Pick out every line that holds the string "this" and copy it.

** Start of Supplied data **

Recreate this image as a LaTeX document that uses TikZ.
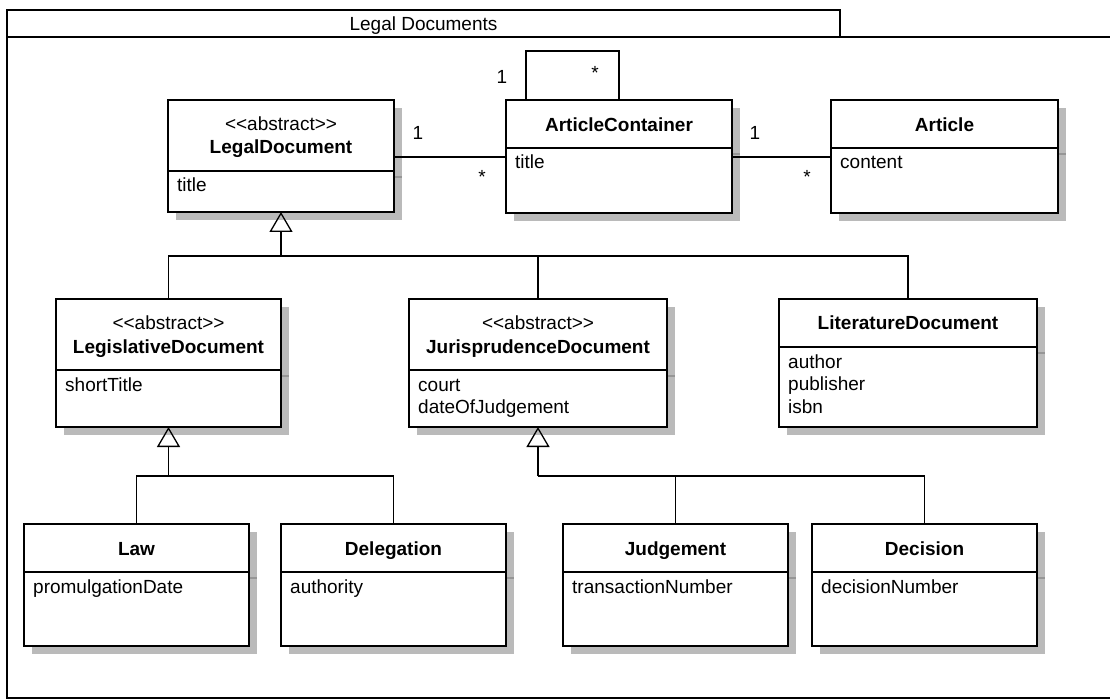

** End of Supplied data **
** Start of Supplied data **

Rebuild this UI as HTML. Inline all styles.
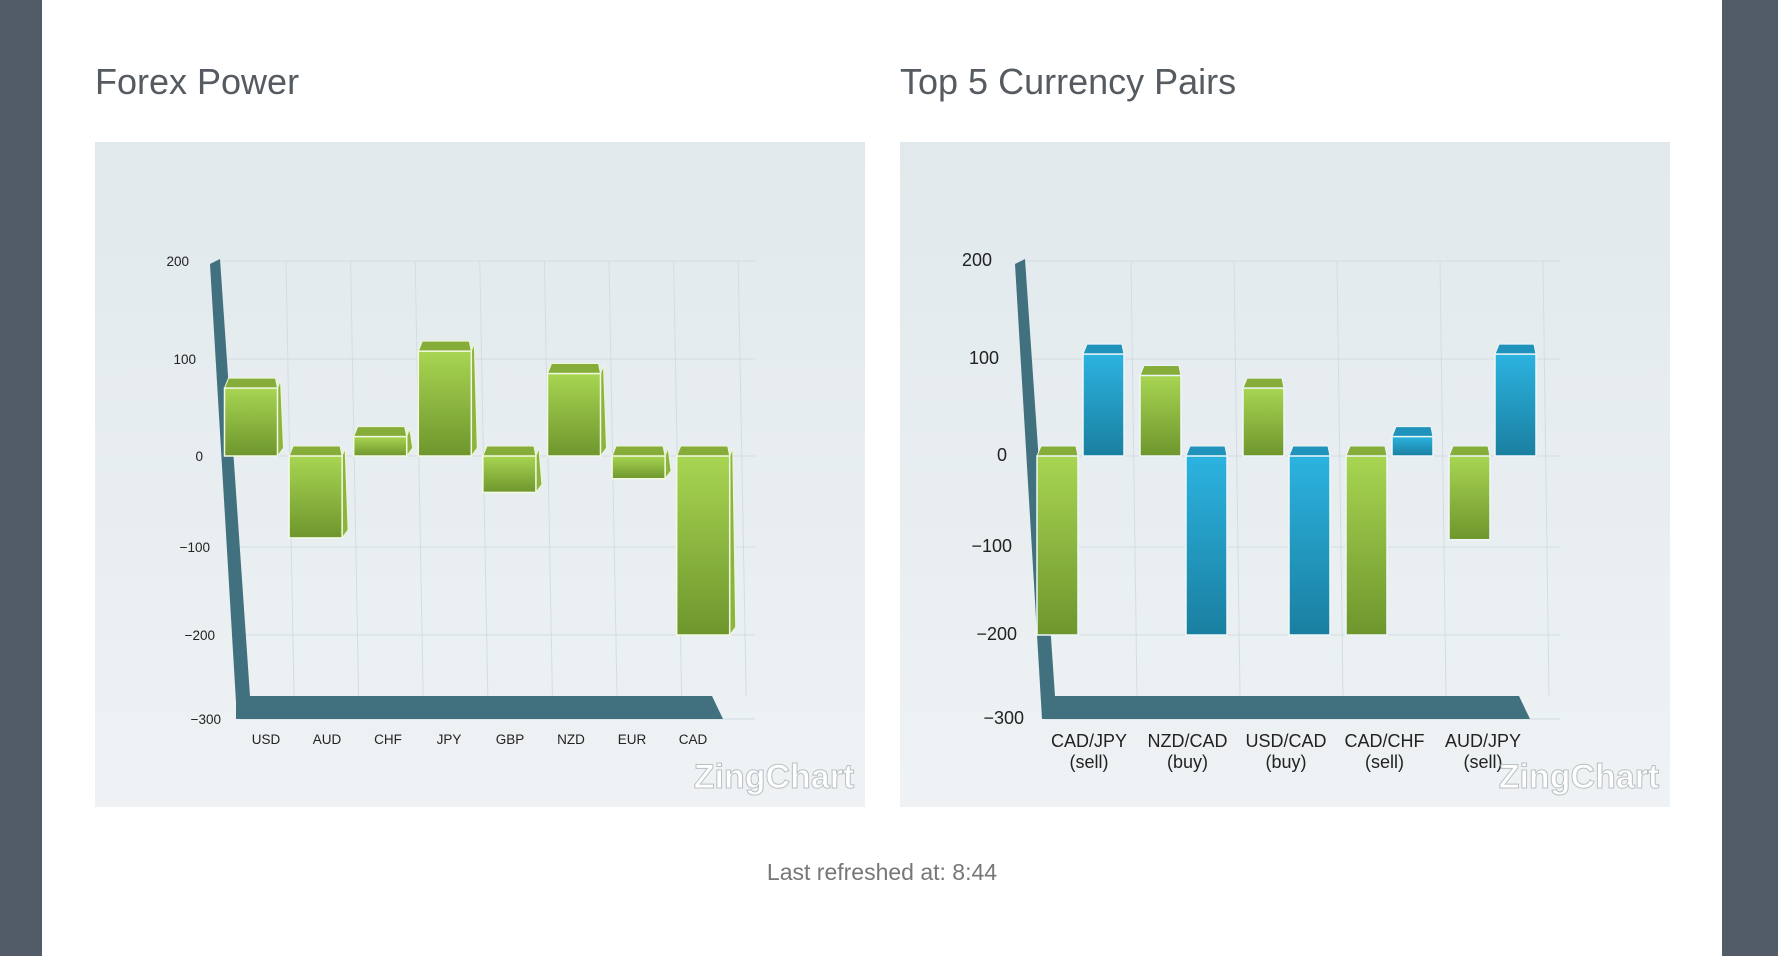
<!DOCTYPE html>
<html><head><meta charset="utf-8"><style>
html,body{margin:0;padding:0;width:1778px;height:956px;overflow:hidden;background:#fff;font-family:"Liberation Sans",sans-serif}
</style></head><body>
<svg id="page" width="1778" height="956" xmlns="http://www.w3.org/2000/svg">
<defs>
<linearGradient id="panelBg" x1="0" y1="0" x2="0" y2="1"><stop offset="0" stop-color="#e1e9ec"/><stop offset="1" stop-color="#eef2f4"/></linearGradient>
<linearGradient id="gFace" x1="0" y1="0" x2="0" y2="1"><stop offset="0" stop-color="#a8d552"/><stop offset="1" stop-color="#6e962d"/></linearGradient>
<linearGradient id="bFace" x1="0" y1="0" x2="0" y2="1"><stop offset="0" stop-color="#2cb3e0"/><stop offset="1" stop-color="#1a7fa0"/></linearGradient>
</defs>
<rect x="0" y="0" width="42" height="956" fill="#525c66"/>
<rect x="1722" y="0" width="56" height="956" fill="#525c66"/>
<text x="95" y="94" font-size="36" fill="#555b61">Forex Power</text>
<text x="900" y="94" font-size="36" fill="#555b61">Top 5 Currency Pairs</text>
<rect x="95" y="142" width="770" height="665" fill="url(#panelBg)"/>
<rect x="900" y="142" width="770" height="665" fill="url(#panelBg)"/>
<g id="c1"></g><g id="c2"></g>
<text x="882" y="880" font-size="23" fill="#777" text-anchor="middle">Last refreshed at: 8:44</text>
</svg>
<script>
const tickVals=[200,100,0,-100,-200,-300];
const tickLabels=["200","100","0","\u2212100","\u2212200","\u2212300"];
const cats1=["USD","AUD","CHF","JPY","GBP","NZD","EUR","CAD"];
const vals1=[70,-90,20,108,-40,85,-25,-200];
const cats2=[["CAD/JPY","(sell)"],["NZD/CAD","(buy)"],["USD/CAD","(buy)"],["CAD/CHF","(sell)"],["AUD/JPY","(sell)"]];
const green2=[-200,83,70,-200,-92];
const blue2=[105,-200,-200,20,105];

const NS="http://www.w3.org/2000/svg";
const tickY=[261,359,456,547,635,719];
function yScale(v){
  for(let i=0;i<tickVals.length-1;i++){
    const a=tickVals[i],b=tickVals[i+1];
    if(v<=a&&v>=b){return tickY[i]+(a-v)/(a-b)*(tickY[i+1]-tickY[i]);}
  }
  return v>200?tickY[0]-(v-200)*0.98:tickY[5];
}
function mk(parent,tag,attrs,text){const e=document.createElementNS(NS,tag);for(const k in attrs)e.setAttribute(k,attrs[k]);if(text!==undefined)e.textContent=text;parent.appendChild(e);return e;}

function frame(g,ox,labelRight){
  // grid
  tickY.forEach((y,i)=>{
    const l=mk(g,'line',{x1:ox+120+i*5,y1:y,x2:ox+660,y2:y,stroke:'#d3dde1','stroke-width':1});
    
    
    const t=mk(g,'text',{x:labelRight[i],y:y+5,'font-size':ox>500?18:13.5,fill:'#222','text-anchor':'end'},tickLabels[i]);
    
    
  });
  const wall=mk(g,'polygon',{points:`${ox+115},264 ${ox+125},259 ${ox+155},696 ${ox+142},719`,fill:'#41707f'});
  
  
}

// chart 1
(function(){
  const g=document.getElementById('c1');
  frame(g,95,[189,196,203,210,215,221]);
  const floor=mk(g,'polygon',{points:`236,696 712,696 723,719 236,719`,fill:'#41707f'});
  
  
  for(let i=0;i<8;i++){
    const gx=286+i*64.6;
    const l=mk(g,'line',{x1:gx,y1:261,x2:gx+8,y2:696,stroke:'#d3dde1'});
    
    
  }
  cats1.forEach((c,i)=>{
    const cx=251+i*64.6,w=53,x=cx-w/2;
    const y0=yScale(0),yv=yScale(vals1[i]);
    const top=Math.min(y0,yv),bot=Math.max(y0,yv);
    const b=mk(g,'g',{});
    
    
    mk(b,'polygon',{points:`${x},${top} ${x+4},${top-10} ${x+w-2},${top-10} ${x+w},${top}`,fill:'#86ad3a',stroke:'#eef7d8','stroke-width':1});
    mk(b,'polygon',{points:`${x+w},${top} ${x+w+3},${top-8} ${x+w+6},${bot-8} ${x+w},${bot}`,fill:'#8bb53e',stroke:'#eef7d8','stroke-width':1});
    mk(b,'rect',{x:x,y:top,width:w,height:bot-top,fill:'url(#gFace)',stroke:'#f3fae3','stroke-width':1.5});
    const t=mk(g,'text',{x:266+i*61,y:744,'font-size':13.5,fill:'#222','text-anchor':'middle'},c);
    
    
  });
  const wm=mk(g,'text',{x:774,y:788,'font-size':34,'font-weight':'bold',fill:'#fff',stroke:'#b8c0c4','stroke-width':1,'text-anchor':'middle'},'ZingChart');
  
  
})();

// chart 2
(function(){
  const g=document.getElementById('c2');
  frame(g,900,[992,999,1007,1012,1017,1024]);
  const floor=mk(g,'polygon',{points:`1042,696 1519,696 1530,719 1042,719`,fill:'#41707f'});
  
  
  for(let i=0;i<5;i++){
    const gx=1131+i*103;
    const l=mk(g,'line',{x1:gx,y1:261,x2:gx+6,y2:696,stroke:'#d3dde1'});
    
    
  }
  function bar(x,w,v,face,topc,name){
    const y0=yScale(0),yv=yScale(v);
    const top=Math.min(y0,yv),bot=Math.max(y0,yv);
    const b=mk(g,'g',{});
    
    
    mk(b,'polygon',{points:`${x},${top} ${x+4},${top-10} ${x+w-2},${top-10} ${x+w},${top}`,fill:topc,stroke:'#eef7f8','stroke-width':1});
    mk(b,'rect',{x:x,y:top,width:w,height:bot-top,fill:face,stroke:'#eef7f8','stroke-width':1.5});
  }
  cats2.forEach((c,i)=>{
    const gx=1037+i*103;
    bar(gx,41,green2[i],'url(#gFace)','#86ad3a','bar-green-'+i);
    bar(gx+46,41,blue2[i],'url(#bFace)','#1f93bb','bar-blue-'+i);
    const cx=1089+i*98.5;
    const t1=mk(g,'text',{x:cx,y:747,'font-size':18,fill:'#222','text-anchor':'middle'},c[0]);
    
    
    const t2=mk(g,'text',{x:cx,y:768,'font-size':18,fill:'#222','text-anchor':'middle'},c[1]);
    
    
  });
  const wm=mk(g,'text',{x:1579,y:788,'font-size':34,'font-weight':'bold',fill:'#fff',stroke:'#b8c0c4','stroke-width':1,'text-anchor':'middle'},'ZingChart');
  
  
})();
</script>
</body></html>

** End of Supplied data **

**Reply to the exercise**
Recreate this image as a LaTeX document that uses TikZ.
Rebuild this UI as HTML. Inline all styles.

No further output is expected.